- _WHAT YOU ARE ASKED TO DO_
Exclude the pictures and reproduce the remaining data exactly as written.

- _DATA EXTRACT_
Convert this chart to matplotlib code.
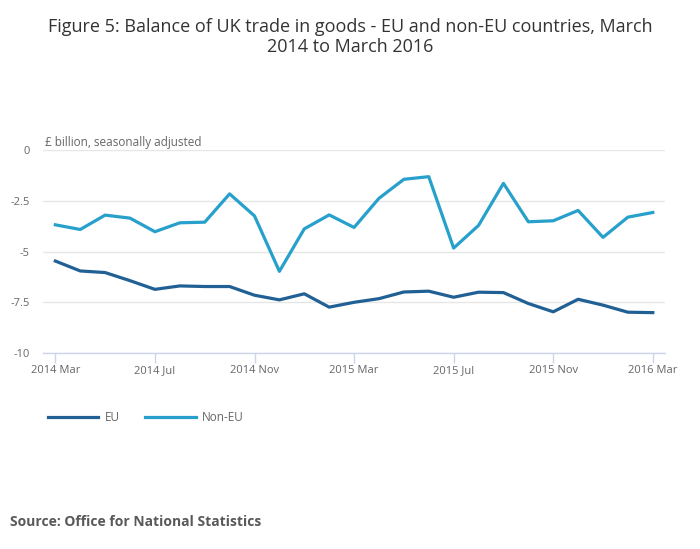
import matplotlib
matplotlib.use("Agg")
import matplotlib.pyplot as plt

plt.rcParams['font.family'] = ['Open Sans', 'DejaVu Sans']

months = ["2014 Mar", "2014 Apr", "2014 May", "2014 Jun", "2014 Jul", "2014 Aug", "2014 Sep",
          "2014 Oct", "2014 Nov", "2014 Dec", "2015 Jan", "2015 Feb", "2015 Mar", "2015 Apr",
          "2015 May", "2015 Jun", "2015 Jul", "2015 Aug", "2015 Sep", "2015 Oct", "2015 Nov",
          "2015 Dec", "2016 Jan", "2016 Feb", "2016 Mar"]
eu = [-5.47, -5.96, -6.04, -6.44, -6.87, -6.70, -6.73, -6.73, -7.16, -7.39, -7.09, -7.75,
      -7.51, -7.33, -7.00, -6.96, -7.26, -7.01, -7.03, -7.57, -7.98, -7.36, -7.65, -8.00, -8.02]
non_eu = [-3.68, -3.91, -3.20, -3.35, -4.02, -3.58, -3.55, -2.15, -3.24, -5.98, -3.88, -3.19,
          -3.81, -2.37, -1.43, -1.30, -4.83, -3.71, -1.63, -3.53, -3.48, -2.97, -4.30, -3.30, -3.07]
y_ticks = [0, -2.5, -5, -7.5, -10]
y_tick_labels = ["0", "-2.5", "-5", "-7.5", "-10"]

fig = plt.figure(figsize=(7.0, 5.49), dpi=100)
ax = fig.add_axes([0.062, 0.3576, 0.888, 0.3685])

x = list(range(len(months)))
eu_color = "#206095"
non_color = "#27a0cc"
ax.plot(x, eu, color=eu_color, lw=2.3, solid_joinstyle='round', label="EU")
ax.plot(x, non_eu, color=non_color, lw=2.3, solid_joinstyle='round', label="Non-EU")

ax.set_xlim(-0.48, 24.49)
ax.set_ylim(-10, 0)
ax.grid(axis='y', color='#e6e6e6', lw=1)
ax.set_axisbelow(True)
for s in ['top', 'right', 'left']:
    ax.spines[s].set_visible(False)
ax.spines['bottom'].set_color('#ccd6eb')
ax.spines['bottom'].set_linewidth(1)
ax.tick_params(axis='y', length=0, pad=10, labelsize=8, labelcolor='#666666')
ax.tick_params(axis='x', length=7, width=1, color='#ccd6eb', pad=7.5, labelsize=8, labelcolor='#666666')

ax.set_yticks(y_ticks)
ax.set_yticklabels(y_tick_labels)
tick_idx = list(range(0, len(months), 4))
ax.set_xticks(tick_idx)
ax.set_xticklabels([months[i] for i in tick_idx])
for lab in ax.get_xticklabels():
    lab.set_verticalalignment('baseline')

ax.text(0.003, 1.005, "£ billion, seasonally adjusted", transform=ax.transAxes,
        fontsize=8.5, color='#666666', ha='left', va='bottom')

fig.text(0.5, 0.968, "Figure 5: Balance of UK trade in goods - EU and non-EU countries, March\n2014 to March 2016",
         ha='center', va='top', fontsize=13, color='#333333', linespacing=1.15)

leg = fig.legend(loc='upper left', bbox_to_anchor=(0.053, 0.27), ncol=2, frameon=False,
                 fontsize=8.5, handlelength=4.3, handletextpad=0.5, columnspacing=2.2,
                 labelcolor='#666666')

fig.text(0.014, 0.05, "Source: Office for National Statistics", fontsize=10,
         fontweight='bold', color='#595959', ha='left', va='center')

fig.savefig("out.png", dpi=100)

- _RESULT OF THE TASK_
Convert this chart to matplotlib code.
import matplotlib
matplotlib.use("Agg")
import matplotlib.pyplot as plt

plt.rcParams['font.family'] = ['Open Sans', 'DejaVu Sans']

months = ["2014 Mar", "2014 Apr", "2014 May", "2014 Jun", "2014 Jul", "2014 Aug", "2014 Sep",
          "2014 Oct", "2014 Nov", "2014 Dec", "2015 Jan", "2015 Feb", "2015 Mar", "2015 Apr",
          "2015 May", "2015 Jun", "2015 Jul", "2015 Aug", "2015 Sep", "2015 Oct", "2015 Nov",
          "2015 Dec", "2016 Jan", "2016 Feb", "2016 Mar"]
eu = [-5.47, -5.96, -6.04, -6.44, -6.87, -6.70, -6.73, -6.73, -7.16, -7.39, -7.09, -7.75,
      -7.51, -7.33, -7.00, -6.96, -7.26, -7.01, -7.03, -7.57, -7.98, -7.36, -7.65, -8.00, -8.02]
non_eu = [-3.68, -3.91, -3.20, -3.35, -4.02, -3.58, -3.55, -2.15, -3.24, -5.98, -3.88, -3.19,
          -3.81, -2.37, -1.43, -1.30, -4.83, -3.71, -1.63, -3.53, -3.48, -2.97, -4.30, -3.30, -3.07]
y_ticks = [0, -2.5, -5, -7.5, -10]
y_tick_labels = ["0", "-2.5", "-5", "-7.5", "-10"]

fig = plt.figure(figsize=(7.0, 5.49), dpi=100)
ax = fig.add_axes([0.062, 0.3576, 0.888, 0.3685])

x = list(range(len(months)))
eu_color = "#206095"
non_color = "#27a0cc"
ax.plot(x, eu, color=eu_color, lw=2.3, solid_joinstyle='round', label="EU")
ax.plot(x, non_eu, color=non_color, lw=2.3, solid_joinstyle='round', label="Non-EU")

ax.set_xlim(-0.48, 24.49)
ax.set_ylim(-10, 0)
ax.grid(axis='y', color='#e6e6e6', lw=1)
ax.set_axisbelow(True)
for s in ['top', 'right', 'left']:
    ax.spines[s].set_visible(False)
ax.spines['bottom'].set_color('#ccd6eb')
ax.spines['bottom'].set_linewidth(1)
ax.tick_params(axis='y', length=0, pad=10, labelsize=8, labelcolor='#666666')
ax.tick_params(axis='x', length=7, width=1, color='#ccd6eb', pad=7.5, labelsize=8, labelcolor='#666666')

ax.set_yticks(y_ticks)
ax.set_yticklabels(y_tick_labels)
tick_idx = list(range(0, len(months), 4))
ax.set_xticks(tick_idx)
ax.set_xticklabels([months[i] for i in tick_idx])
for lab in ax.get_xticklabels():
    lab.set_verticalalignment('baseline')

ax.text(0.003, 1.005, "£ billion, seasonally adjusted", transform=ax.transAxes,
        fontsize=8.5, color='#666666', ha='left', va='bottom')

fig.text(0.5, 0.968, "Figure 5: Balance of UK trade in goods - EU and non-EU countries, March\n2014 to March 2016",
         ha='center', va='top', fontsize=13, color='#333333', linespacing=1.15)

leg = fig.legend(loc='upper left', bbox_to_anchor=(0.053, 0.27), ncol=2, frameon=False,
                 fontsize=8.5, handlelength=4.3, handletextpad=0.5, columnspacing=2.2,
                 labelcolor='#666666')

fig.text(0.014, 0.05, "Source: Office for National Statistics", fontsize=10,
         fontweight='bold', color='#595959', ha='left', va='center')

fig.savefig("out.png", dpi=100)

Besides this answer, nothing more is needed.